The Royal Navy Sea King lands on the new helipad at South Glasgow University Hospital, formerly the Southern General Hospital. Photo: Royal Navy

A Royal Navy rescue helicopter has ‘christened’ a new landing pad at a Scottish hospital.

The helipad is perched 14 storeys above ground at South Glasgow University Hospital and was used for the first time in earnest by a Sea King from HMS Gannet on a rescue mission.

The helicopter crews at the Ayrshire search and rescue base are the busiest in Britain, and the new hospital, which replaced the former Southern General Hospital in Govan, will be the destination for many unfortunate mountaineers and hillwalkers injured in incidents in the West of Scotland.

Lieutenant Commander Charlie Fuller at the controls of the Sea King. Photo: Royal Navy

Lieutenant Commander Charlie Fuller at the controls of the Sea King. Photo: Royal Navy

A Royal Navy spokesperson said: “After several training sorties, the distinctive red and grey Sea King helicopter from 177 SAR, based at Prestwick, finally got the shout to recover injured casualties and land them on the metallic gantry for real, though in both cases, the patients thankfully were not seriously hurt.

“Gannet is usually home to three Sea King Mk 5 helicopters providing a vital rescue service to the West of Scotland, north-west England and Northern Ireland.

The helipad is perched high on the new hospital. Photo: Royal Navy

The helipad is perched high on the new hospital.
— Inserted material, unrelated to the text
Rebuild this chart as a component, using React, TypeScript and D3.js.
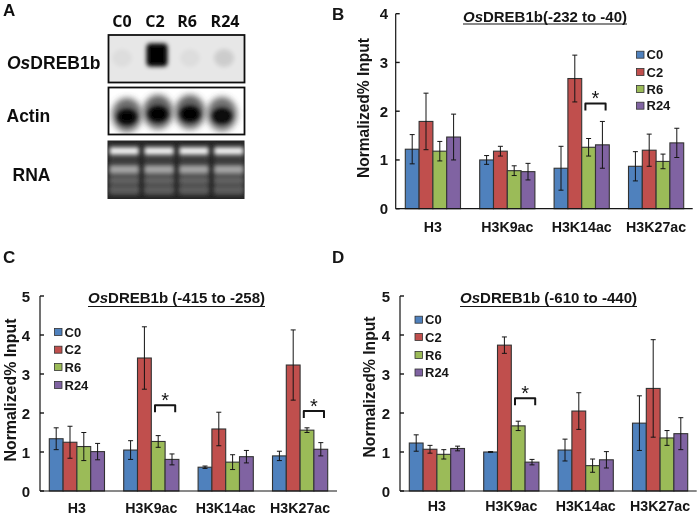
import React from "react";
import * as d3 from "d3";

const groups = ["H3", "H3K9ac", "H3K14ac", "H3K27ac"];
const timepoints = ["C0", "C2", "R6", "R24"];
const colors = ["#4f81bd", "#c0504d", "#9bbb59", "#8064a2"];

const valuesB = [[1.22, 1.79, 1.18, 1.47], [1.0, 1.18, 0.78, 0.76], [0.83, 2.67, 1.26, 1.31], [0.87, 1.2, 0.97, 1.35]];
const errorsB = [[0.3, 0.58, 0.2, 0.47], [0.09, 0.1, 0.1, 0.17], [0.45, 0.48, 0.18, 0.48], [0.3, 0.33, 0.15, 0.3]];
const valuesC = [[1.34, 1.25, 1.14, 1.01], [1.05, 3.41, 1.27, 0.81], [0.61, 1.59, 0.74, 0.88], [0.9, 3.23, 1.56, 1.07]];
const errorsC = [[0.28, 0.41, 0.36, 0.21], [0.24, 0.8, 0.15, 0.14], [0.03, 0.43, 0.19, 0.16], [0.12, 0.9, 0.06, 0.17]];
const valuesD = [[1.23, 1.07, 0.94, 1.09], [1.0, 3.74, 1.67, 0.74], [1.05, 2.05, 0.65, 0.8], [1.74, 2.63, 1.36, 1.47]];
const errorsD = [[0.21, 0.1, 0.12, 0.06], [0.01, 0.21, 0.12, 0.07], [0.28, 0.47, 0.17, 0.21], [0.7, 1.25, 0.19, 0.41]];

const bracketsB = [{ group: 2, level: 2.16 }];
const bracketsC = [{ group: 1, level: 2.2 }, { group: 3, level: 2.05 }];
const bracketsD = [{ group: 1, level: 2.38 }];

const blotTarget = [0.04, 1, 0.04, 0.11];
const blotActin = [0.95, 1, 1, 0.92];
const rnaRows = [
  { y: 10.5, h: 7, v: 245 },
  { y: 29, h: 8, v: 165 },
  { y: 40, h: 4, v: 105 },
  { y: 49.5, h: 4, v: 100 },
];
const rnaLanes = [0, 1, 2, 3];

const FONT = "'Liberation Sans', Arial, sans-serif";

type PanelProps = {
  values: number[][]; errors: number[][]; brackets: { group: number; level: number }[];
  yMax: number; left: number; right: number; top: number; bottom: number; barStart: number;
  title: string; titleX: number; titleEnd: number; titleY: number; underlineY: number;
  legendX: number; legendYs: number[]; yTitleX: number; yTitleY: number; yTitleLen: number;
  catY: number; tickX: number; letter: string; letterX: number; letterY: number;
};

function Panel(p: PanelProps) {
  const y = d3.scaleLinear().domain([0, p.yMax]).range([p.bottom, p.top]);
  const groupPitch = 74.4;
  const barW = 13.8;
  const x0 = d3.scaleBand<string>().domain(groups).range([p.barStart, p.barStart + groupPitch * 4]).paddingInner(0).paddingOuter(0);
  const x1 = d3.scaleBand<string>().domain(timepoints).range([0, barW * 4]);
  const ink = "#141414";
  return (
    <g fontFamily={FONT} fontWeight="bold" fill="#141414">
      <text x={p.letterX} y={p.letterY} fontSize={17}>{p.letter}</text>
      <text x={p.titleX} y={p.titleY} fontSize={15} textLength={p.titleEnd - p.titleX} lengthAdjust="spacingAndGlyphs">
        <tspan fontStyle="italic">Os</tspan>{p.title}
      </text>
      <line x1={p.titleX} x2={p.titleEnd} y1={p.underlineY} y2={p.underlineY} stroke={ink} strokeWidth={1.2} />
      <text transform={`translate(${p.yTitleX},${p.yTitleY}) rotate(-90)`} textAnchor="middle" fontSize={16} textLength={p.yTitleLen} lengthAdjust="spacingAndGlyphs">Normalized% Input</text>
      {groups.map((g, gi) => (
        <g key={g}>
          {timepoints.map((t, ti) => {
            const v = p.values[gi][ti];
            const e = p.errors[gi][ti];
            const bx = (x0(g) as number) + (x1(t) as number);
            const cx = bx + barW / 2;
            return (
              <g key={t}>
                <rect x={bx} y={y(v)} width={barW} height={p.bottom - y(v)} fill={colors[ti]} stroke="#333" strokeWidth={1.1} />
                <line x1={cx} x2={cx} y1={y(v + e)} y2={y(v - e)} stroke={ink} strokeWidth={1} />
                <line x1={cx - 2.5} x2={cx + 2.5} y1={y(v + e)} y2={y(v + e)} stroke={ink} strokeWidth={1} />
                <line x1={cx - 2.5} x2={cx + 2.5} y1={y(v - e)} y2={y(v - e)} stroke={ink} strokeWidth={1} />
              </g>
            );
          })}
          <text x={(x0(g) as number) + barW * 2} y={p.catY} textAnchor="middle" fontSize={14.2}>{g}</text>
        </g>
      ))}
      <line x1={p.left} x2={p.left} y1={p.top} y2={p.bottom} stroke={ink} strokeWidth={1.2} />
      <line x1={p.left} x2={p.right} y1={p.bottom} y2={p.bottom} stroke={ink} strokeWidth={1.2} />
      {y.ticks(p.yMax).map((t) => (
        <g key={t}>
          <line x1={p.left} x2={p.left + 4} y1={y(t)} y2={y(t)} stroke={ink} strokeWidth={1.4} />
          <text x={p.tickX} y={y(t) + 5.5} textAnchor="end" fontSize={15}>{t}</text>
        </g>
      ))}
      {p.brackets.map((b) => {
        const g = groups[b.group];
        const xa = (x0(g) as number) + barW * 2.5 - 3.2;
        const xb = (x0(g) as number) + barW * 3.5 + 3.2;
        const yb = y(b.level);
        return (
          <g key={g}>
            <path d={`M${xa},${yb + 7}V${yb}H${xb}V${yb + 7}`} fill="none" stroke={ink} strokeWidth={2} strokeLinejoin="round" />
            <text x={(xa + xb) / 2} y={yb + 2} textAnchor="middle" fontSize={20} fontWeight="normal">*</text>
          </g>
        );
      })}
      {timepoints.map((t, i) => (
        <g key={t}>
          <rect x={p.legendX} y={p.legendYs[i] - 3.5} width={7.5} height={7} fill={colors[i]} stroke="#333" strokeWidth={0.8} />
          <text x={p.legendX + 10} y={p.legendYs[i] + 4.7} fontSize={13}>{t}</text>
        </g>
      ))}
    </g>
  );
}

function BlotPanel() {
  const lane = d3.scalePoint<number>().domain(rnaLanes).range([122, 224]);
  const rnaLane = d3.scaleBand<number>().domain(rnaLanes).range([108, 245]).paddingInner(0.17).paddingOuter(0.05);
  const labelX = [122, 155, 187, 225];
  return (
    <g fontFamily={FONT} fontWeight="bold" fill="#111">
      <defs>
        <filter id="blurA" x="-50%" y="-50%" width="200%" height="200%"><feGaussianBlur stdDeviation="3" /></filter>
        <filter id="blurB" x="-50%" y="-50%" width="200%" height="200%"><feGaussianBlur stdDeviation="2" /></filter>
        <filter id="blurC" x="-20%" y="-100%" width="140%" height="300%"><feGaussianBlur stdDeviation="1.9" /></filter>
        <clipPath id="clipT"><rect x={109} y={35.5} width={135} height={46.5} /></clipPath>
        <clipPath id="clipA"><rect x={109} y={88} width={135} height={46} /></clipPath>
        <clipPath id="clipR"><rect x={107.5} y={140.5} width={137} height={58.5} /></clipPath>
      </defs>
      <text x={3} y={16} fontSize={17}>A</text>
      {timepoints.map((t, i) => (
        <text key={t} x={labelX[i]} y={26.5} textAnchor="middle" fontSize={16} fontFamily="'Open Sans', sans-serif">{t}</text>
      ))}
      <text x={7} y={69} fontSize={17.5}><tspan fontStyle="italic">Os</tspan>DREB1b</text>
      <text x={6.5} y={121.5} fontSize={17.5}>Actin</text>
      <text x={12.5} y={181} fontSize={17.5}>RNA</text>

      <rect x={108.5} y={35} width={136} height={47.5} fill="#e7e7e7" />
      <g clipPath="url(#clipT)">
        {blotTarget.map((v, i) => {
          const cx = i === 1 ? 157 : lane(i) as number;
          return (
            <g key={i}>
              {i !== 1 && <ellipse cx={cx} cy={58} rx={10} ry={9} fill="#000" opacity={v} filter="url(#blurB)" />}
              {i === 1 && <rect x={cx - 10.5} y={43.5} width={21} height={23} rx={4} fill="#000" opacity={v} filter="url(#blurB)" />}
            </g>
          );
        })}
      </g>
      <rect x={108.5} y={35} width={136} height={47.5} fill="none" stroke="#111" strokeWidth={1.8} />

      <rect x={108.5} y={87.5} width={136} height={47} fill="#fff" />
      <g clipPath="url(#clipA)">
        {blotActin.map((v, i) => {
          const cx = [127, 158, 190, 222][i];
          const cy = [117, 114, 114, 116][i];
          return (
            <g key={i}>
              <ellipse cx={cx} cy={cy - 2} rx={15} ry={17} fill="#444" opacity={v * 0.85} filter="url(#blurA)" />
              <ellipse cx={cx} cy={cy} rx={10} ry={8} fill="#000" opacity={v} filter="url(#blurB)" />
            </g>
          );
        })}
      </g>
      <rect x={108.5} y={87.5} width={136} height={47} fill="none" stroke="#111" strokeWidth={1.8} />

      <rect x={107.5} y={140.5} width={137} height={58.5} fill="#262626" />
      <g clipPath="url(#clipR)">
        {rnaLanes.map((l) => (
          <g key={l}>
            <rect x={rnaLane(l) as number} y={145} width={rnaLane.bandwidth()} height={20} fill="#3d3d3d" filter="url(#blurC)" />
            <rect x={rnaLane(l) as number} y={165} width={rnaLane.bandwidth()} height={30} fill="#505050" filter="url(#blurC)" />
            {rnaRows.map((r) => (
              <rect key={r.y} x={rnaLane(l) as number} y={140.5 + r.y - r.h / 2} width={rnaLane.bandwidth()} height={r.h}
                fill={d3.rgb(r.v, r.v, r.v).formatHex()} filter="url(#blurC)" />
            ))}
          </g>
        ))}
      </g>
    </g>
  );
}

export default function App() {
  return (
    <svg width={700} height={515} style={{ position: "absolute", left: 0, top: 0, background: "#fff" }}>
      <defs>
        <filter id="soft" x="0" y="0" width="100%" height="100%"><feGaussianBlur stdDeviation="0.35" /></filter>
      </defs>
      <g filter="url(#soft)">
        <rect x={0} y={0} width={700} height={515} fill="#fff" />
        <BlotPanel />
        <Panel values={valuesB} errors={errorsB} brackets={bracketsB} yMax={4} left={395.7} right={692.7} top={13.7} bottom={208.7} barStart={405.3}
          title="DREB1b(-232 to -40)" titleX={463} titleEnd={627} titleY={21.5} underlineY={24}
          legendX={636.5} legendYs={[54.7, 72, 89, 105.7]} yTitleX={369} yTitleY={108} yTitleLen={140} catY={232} tickX={388}
          letter="B" letterX={332} letterY={20} />
        <Panel values={valuesC} errors={errorsC} brackets={bracketsC} yMax={5} left={40} right={337} top={296} bottom={491} barStart={49.3}
          title="DREB1b (-415 to -258)" titleX={88} titleEnd={265} titleY={303} underlineY={306.5}
          legendX={54.5} legendYs={[332, 349.7, 367, 385]} yTitleX={16} yTitleY={390} yTitleLen={143} catY={512.5} tickX={30}
          letter="C" letterX={3} letterY={263} />
        <Panel values={valuesD} errors={errorsD} brackets={bracketsD} yMax={5} left={400} right={696.7} top={296} bottom={491} barStart={409.3}
          title="DREB1b (-610 to -440)" titleX={460} titleEnd={637} titleY={303} underlineY={306.5}
          legendX={415} legendYs={[319.7, 337, 355, 372.5]} yTitleX={375} yTitleY={387} yTitleLen={141} catY={511} tickX={390}
          letter="D" letterX={332} letterY={263} />
      </g>
    </svg>
  );
}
Photo: Royal Navy

“Meanwhile, the biggest ever Joint Warrior exercise off the west coast of Scotland last month provided Gannet with a very busy two weeks when over 220 sorties were flown from the Prestwick base including 34 flights in support of personnel movements and the resupply of logistics.”

Lieutenant Commander Charlie Fuller, the commanding officer of HMS Gannet, said: “At the same time as hosting Joint Warrior, Gannet remains the busiest SAR base in the UK by some way.

“We’d just achieved our 100th SAR job this year as the exercise came to a close and yesterday achieved four rescues in one day, over a period lasting almost ten hours.”

Civilian-crewed helicopters operated by Bristow under the control of the Coastguard will take over search and rescue operations from HMS Gannet on 1 January next year. They will fly from a new base at Prestwick.